Entertainment company part-owned by The Associated Press

Invision Agency is a celebrity entertainment photo agency formed in 2012 by The Associated Press and several photographers in the entertainment industry. It was conceived by Blake Sell, at the time the director of photo products at The Associated Press and shortly after being presented as a viable business model to AP's management committee, was approved by AP's board of directors, moving substantially AP's entertainment photo operations to the new company.

The company is jointly owned by AP and leading entertainment industry photographers and has offices in Beverly Hills, New York and London. The company was initially headed by Managing Director Dan Becker.

In addition to providing media coverage of celebrity entertainment events for the Associated Press, including movie premiers and award shows such as the Academy Awards, Golden Globes, Emmy Awards, MTV Awards and others, Invision provided commercial photography and video services for major entertainment producers, publicists and advertising agencies backstage and on the set of television, movie and other celebrity events and product launches. Invision photos have been published in the world's largest print, broadcast and online media organizations through distribution by The Associated Press, including People Magazine, The Hollywood Reporter, Entertainment Weekly, OK! Magazine, Us Weekly, Yahoo!, ABC, BBC, FOX, NBC and others.

==History==
The launch of the Invision Agency on May 24, 2012 was reported widely within the entertainment industry as an alternative to the dominance of Getty Images in celebrity entertainment photos, including a headline article in the entertainment trade publication Variety and in the photo industry publication Photo District News. The digital industry news site PetaPixel headline read "AP Challenging Getty’s Supremacy by Spinning Off a New Photo Agency" to underscore Invision Agency's goals.

==Expansion ==
On Jan 9, 2013 Invision and The Hollywood Reporter announced a partnership to cover celebrity entertainment events using Invision Agency photographers exclusively. "Invision's world-class photographers, combined with AP's long history of journalistic excellence, will make a perfect partner for The Hollywood Reporter as we continue to build upon our unprecedented access to entertainment industry events and provide a showcase for photography on many platforms," THR editorial director Janice Min said. The collaboration eventually ended, and in October 2015, the Hollywood Reporter announced an exclusive partnership with Invision rival, Getty Images.

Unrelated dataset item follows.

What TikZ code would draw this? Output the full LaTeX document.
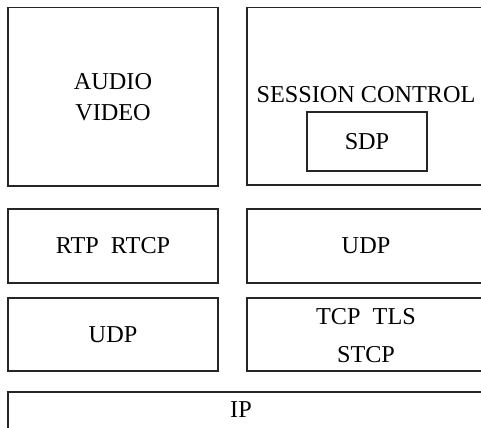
\documentclass[tikz,border=0pt]{standalone}
\usepackage{fontspec}
\setmainfont{Liberation Serif}
\usepackage{tikz}

\begin{document}
\begin{tikzpicture}[x=0.02cm,y=-0.02cm,
    layer/.style={draw=black!85,line width=0.7pt,inner sep=0pt,align=center,
      font=\fontsize{13.8}{17.6}\selectfont},
    txt/.style={inner sep=0pt,align=center,font=\fontsize{13.8}{17.6}\selectfont}]
    \clip (0,0) rectangle (481,428);
    \node[layer,minimum width=4.2cm,minimum height=3.57cm] (av) at (113,96.75) {AUDIO\\VIDEO};
    \node[layer,minimum width=4.76cm,minimum height=3.55cm] (sc) at (366,96.25) {};
    \node[txt] (sclabel) at (366,95) {SESSION CONTROL};
    \node[layer,minimum width=2.4cm,minimum height=1.18cm] (sdp) at (367,141.5) {SDP};

    \node[layer,minimum width=4.2cm,minimum height=1.48cm] (rtp) at (113,246) {RTP\ \ RTCP};
    \node[layer,minimum width=4.76cm,minimum height=1.48cm] (udpr) at (366,246) {UDP};
    \node[layer,minimum width=4.2cm,minimum height=1.46cm] (udpl) at (113,334.5) {UDP};
    \node[layer,minimum width=4.76cm,minimum height=1.46cm] (tcp) at (366,334.5) {};
    \node[txt] (tcplabel) at (366,336) {TCP\ \ TLS\\[0.3em]STCP};

    \node[layer,minimum width=9.54cm,minimum height=0.96cm] (ip) at (246.5,416) {};
    \node[txt] (iplabel) at (241,410) {IP};
  \end{tikzpicture}
\end{document}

Invision deepened its ranks of leading celebrity entertainment photographers when Eric Charbonneau became a part owner on Feb. 28, 2013, joining Jon Furniss, Matt Sayles, John Shearer and Jordan Strauss. John Shearer left the company in 2015 to become Nashville Bureau Chief for Getty Images.

For a period, leading music and entertainment photographer, Frank Micelotta joined Invision in April, 2013 bringing a large roster of A-list clients including relationships with key music entertainment productions and key performers such as Madonna and Beyonce.

==Coverage==
At the 85th Academy Awards in Los Angeles Feb. 24, 2013, Invision Agency's exclusive photos from behind the scenes and backstage were published in major media outlets around the world through the 24-hour global distribution of The Associated Press.